Grabbed a very nice P&C a few years back for the 152/153s. If you see it and the price is right, they ain't makin' any more fo' sure.


My favorite is 'parts saws' sometimes you get a pretty complete saw for the price of one part.

If you know what your looking at mis-listed saws have proven to be the best way to get a diamond in the rough.
 
Always good to grab a few spares when available.

I have a nice inventory for my favorites, always on the look-out for a good deal when one comes around.

Grabbed a very nice P&C a few years back for the 152/153s. If you see it and the price is right, they ain't makin' any more fo' sure.


My favorite is 'parts saws' sometimes you get a pretty complete saw for the price of one part.

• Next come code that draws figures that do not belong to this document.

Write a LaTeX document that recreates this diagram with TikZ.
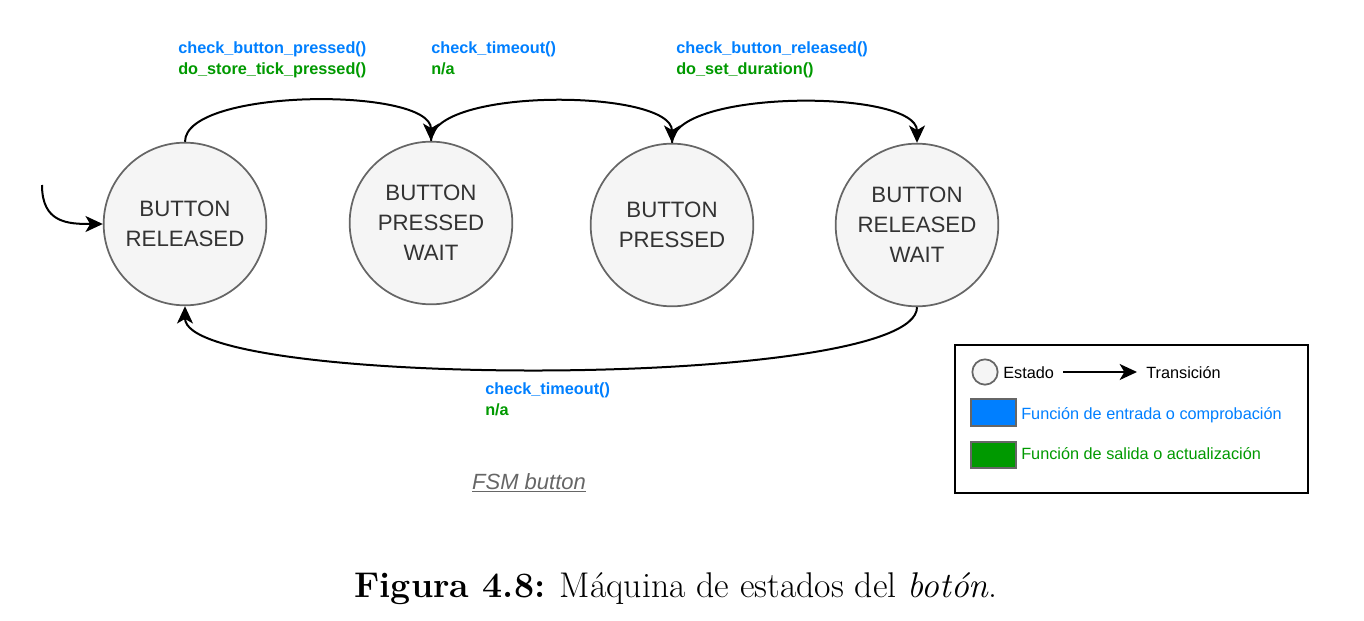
\documentclass[tikz,border=0pt]{standalone}
\usepackage{fontspec}
\usepackage{tikz}
\usetikzlibrary{arrows.meta}
\newfontfamily\drawfont{Liberation Sans}
\definecolor{fnblue}{HTML}{007FFF}
\definecolor{fngreen}{HTML}{009900}
\definecolor{stategray}{HTML}{666666}
\definecolor{statefill}{HTML}{F5F5F5}
\definecolor{statetext}{HTML}{333333}

\tikzset{
  state/.style={circle, draw=stategray, fill=statefill, line width=1.3pt, minimum size=122pt, inner sep=0pt, align=center, text=statetext, font=\drawfont\fontsize{16.7}{22.5}\selectfont},
  trans/.style={line width=1.5pt, -{Stealth[length=13pt,width=12pt,inset=3.5pt]}},
  fnlabel/.style={anchor=base west, inner sep=0pt, font=\drawfont\bfseries\fontsize{12.2}{15}\selectfont},
  legtext/.style={anchor=base west, inner sep=0pt, font=\drawfont\fontsize{12.2}{14}\selectfont},
  legbox/.style={draw=stategray, line width=1.3pt, minimum width=33.75pt, minimum height=20pt, inner sep=0pt},
}

\begin{document}
\begin{tikzpicture}[x=0.75pt,y=-0.75pt]
  \useasboundingbox (0,0) rectangle (1364,621);

  % estados
  \node[state] (released) at (185,224) {BUTTON\\RELEASED};
  \node[state] (pwait) at (431,223) {BUTTON\\PRESSED\\WAIT};
  \node[state] (pressed) at (672,225) {BUTTON\\PRESSED};
  \node[state] (rwait) at (917,225) {BUTTON\\RELEASED\\WAIT};

  % transiciones
  \coordinate (start) at (42,185);
  \draw[trans] (start) .. controls +(0,38) and +(-35,0) .. (released.west);
  \draw[trans] (released.north) .. controls +(0,-54) and +(0,-54) .. (pwait.north);
  \draw[trans] (pwait.north) .. controls +(0,-54) and +(0,-54) .. (pressed.north);
  \draw[trans] (pressed.north) .. controls +(0,-54) and +(0,-54) .. (rwait.north);
  \draw[trans] (rwait.south) .. controls +(0,83) and +(0,83) .. (released.south);

  % funciones
  \node[fnlabel, text=fnblue] (in1) at (178,53) {check\_button\_pressed()};
  \node[fnlabel, text=fngreen] (out1) at (178,74) {do\_store\_tick\_pressed()};
  \node[fnlabel, text=fnblue] (in2) at (431,53) {check\_timeout()};
  \node[fnlabel, text=fngreen] (out2) at (431,74) {n/a};
  \node[fnlabel, text=fnblue] (in3) at (676,53) {check\_button\_released()};
  \node[fnlabel, text=fngreen] (out3) at (676,74) {do\_set\_duration()};
  \node[fnlabel, text=fnblue] (in4) at (485,394) {check\_timeout()};
  \node[fnlabel, text=fngreen] (out4) at (485,415) {n/a};

  \node[anchor=base, inner sep=0pt, text=stategray, font=\drawfont\itshape\fontsize{16.5}{20}\selectfont] (fsm) at (529,489) {\underline{FSM button}};

  % leyenda
  \draw[line width=1.5pt] (955,345) rectangle (1308,493);
  \node[circle, draw=stategray, fill=statefill, line width=1.3pt, minimum size=19pt, inner sep=0pt] (legstate) at (985,372) {};
  \node[legtext] (legstatetxt) at (1003,378) {Estado};
  \coordinate (legA) at (1063,372);
  \coordinate (legB) at (1137,372);
  \draw[trans] (legA) -- (legB);
  \node[legtext] (legtranstxt) at (1146,378) {Transición};
  \node[legbox, fill=fnblue] (legin) at (993.5,412.5) {};
  \node[legtext, text=fnblue] (legintxt) at (1021,419) {Función de entrada o comprobación};
  \node[legbox, fill=fngreen] (legout) at (993.5,455) {};
  \node[legtext, text=fngreen] (legouttxt) at (1021,459) {Función de salida o actualización};

  % pie
  \node[anchor=base, inner sep=0pt, font=\fontsize{26.8}{32}\selectfont] (caption) at (676,597) {\textbf{Figura 4.8:} Máquina de estados del \textit{botón}.};
\end{tikzpicture}
\end{document}
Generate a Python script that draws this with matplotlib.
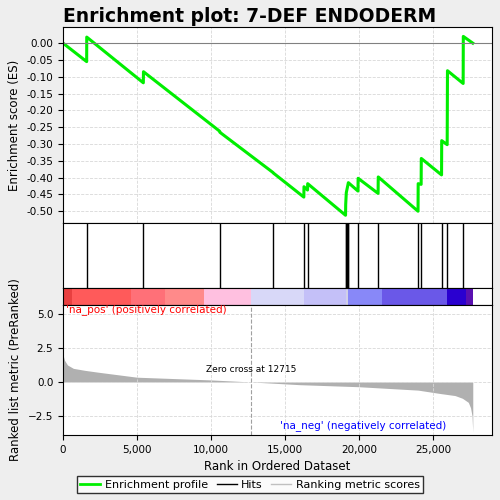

If you know what your looking at mis-listed saws have proven to be the best way to get a diamond in the rough.

Right after our dealer packed it in I started hoarding parts, guess I got carried away and bought up complete saws just for spares. Just a few years back I was given a nice looking 116 that needed a P&C , straight gas victim. I was looking around for parts again and stumbled into a treasure trove.
 
I've repaired many brake bands on Sds.

If the parts are still there and the band is broke, we use a big stainless hose clamp.

Get the large ones as you don't want any of the slots in the material you will be using.

Then its just a mater of slitting the spot where they overlap (cut-off wheel) , then silver soldering the end onto the cam action mechanism and bending the 'tail tang.

I have many in service and haven't broke any yet?
I might have to try this as a way to shorten the brake band on the 401 makita that I'm running an 026 clutch on (converts to actual rim drive). Anyhow the overall diameter of the 026 is 1/4-5/16 smaller which keeps the brake band from fully clamping the 026 drum.